Record set -
— Begin —

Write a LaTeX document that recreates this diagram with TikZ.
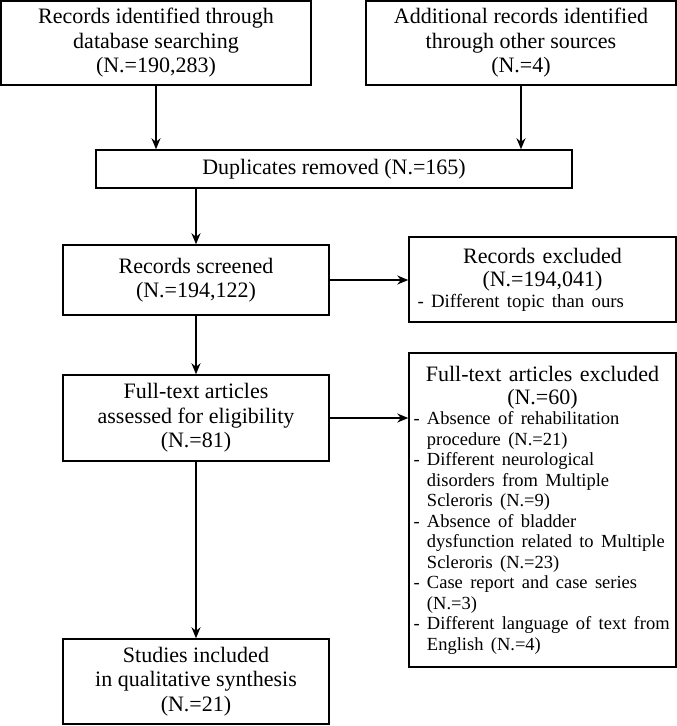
\documentclass[tikz,border=0pt]{standalone}
\usepackage{fontspec}
\setmainfont{Liberation Serif}
\usetikzlibrary{arrows.meta}

\begin{document}
\begin{tikzpicture}[x=1pt, y=-1pt,
  box/.style={draw, line width=1.5pt, inner sep=0pt, align=center, font=\fontsize{22}{24.5}\selectfont},
  sidebox/.style={draw, line width=1.5pt, inner xsep=4.5pt, inner ysep=0pt, text width=258pt, minimum width=267pt, font=\fontsize{22}{23}\selectfont},
  arr/.style={-{Stealth[length=11pt, width=9pt]}, line width=1.5pt}]
  \useasboundingbox (0,0) rectangle (677,726);

  % Identification
  \node[box, minimum width=310pt, minimum height=84pt] (dbase) at (156, 43) {Records identified through\\database searching\\(N.=190,283)};
  \node[box, minimum width=310pt, minimum height=84pt] (other) at (521, 43) {Additional records identified\\through other sources\\(N.=4)};
  \node[box, minimum width=476pt, minimum height=38pt] (dupl) at (334, 169) {Duplicates removed (N.=165)};
  \draw[arr] (dbase.south) -- (dbase.south |- dupl.north);
  \draw[arr] (other.south) -- (other.south |- dupl.north);

  % Screening
  \node[box, minimum width=266pt, minimum height=70pt] (screen) at (196, 280) {Records screened\\(N.=194,122)};
  \node[sidebox, minimum height=85pt] (recexcl) at (542.5, 279.5) {%
    {\centering Records excluded\\(N.=194,041)\par}
    {\raggedright\fontsize{18.8}{21}\selectfont \hspace*{4pt}- Different topic than ours\par}};
  \draw[arr] (dupl.south -| screen.north) -- (screen.north);
  \draw[arr] (screen.east) -- (screen.east -| recexcl.west);

  % Eligibility
  \node[box, minimum width=266pt, minimum height=86pt] (fulltext) at (196, 418) {Full-text articles\\assessed for eligibility\\(N.=81)};
  \node[sidebox, minimum height=314pt] (ftexcl) at (542.5, 510) {%
    {\centering Full-text articles excluded\\(N.=60)\par}
    {\raggedright\fontsize{18.5}{20.5}\selectfont
    - Absence of rehabilitation\\\hphantom{- }procedure (N.=21)\\
    - Different neurological\\\hphantom{- }disorders from Multiple\\\hphantom{- }Scleroris (N.=9)\\
    - Absence of bladder\\\hphantom{- }dysfunction related to Multiple\\\hphantom{- }Scleroris (N.=23)\\
    - Case report and case series\\\hphantom{- }(N.=3)\\
    - Different language of text from\\\hphantom{- }English (N.=4)\par}};
  \draw[arr] (screen) -- (fulltext);
  \draw[arr] (fulltext.east) -- (fulltext.east -| ftexcl.west);

  % Included
  \node[box, minimum width=266pt, minimum height=85pt] (studies) at (196, 681.5) {Studies included\\in qualitative synthesis\\(N.=21)};
  \draw[arr] (fulltext) -- (studies);
\end{tikzpicture}
\end{document}
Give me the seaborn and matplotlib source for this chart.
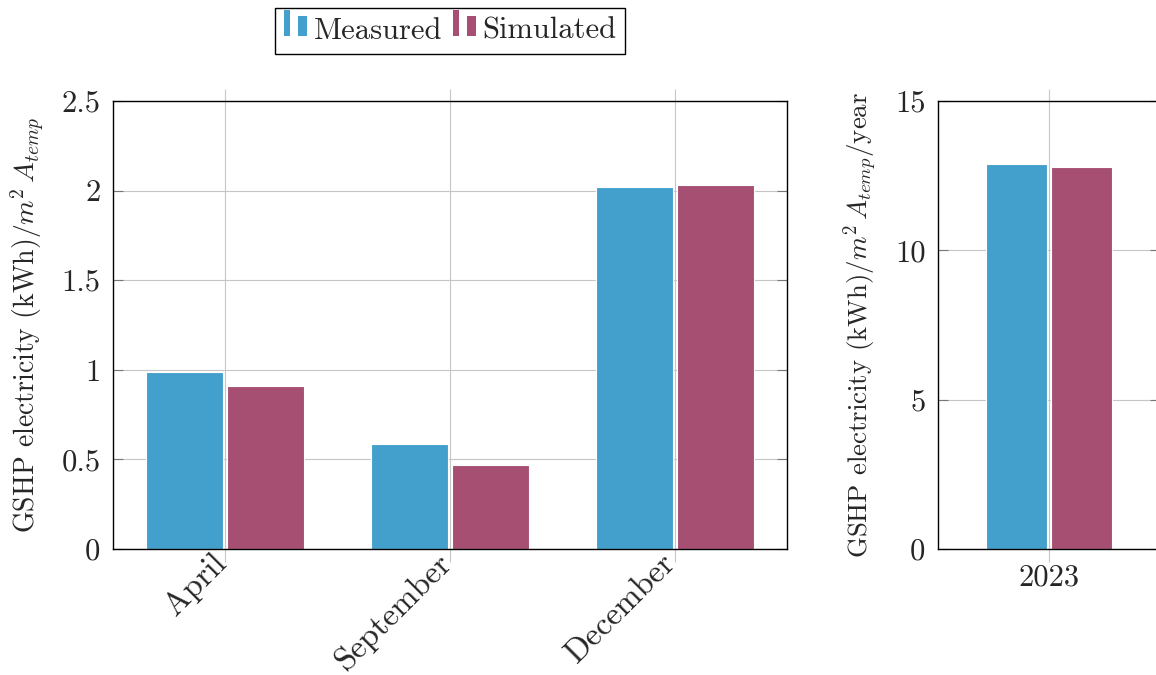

— End —

Short task -
Give only the number of lines in the data that hold the string "this".

Final answer -
2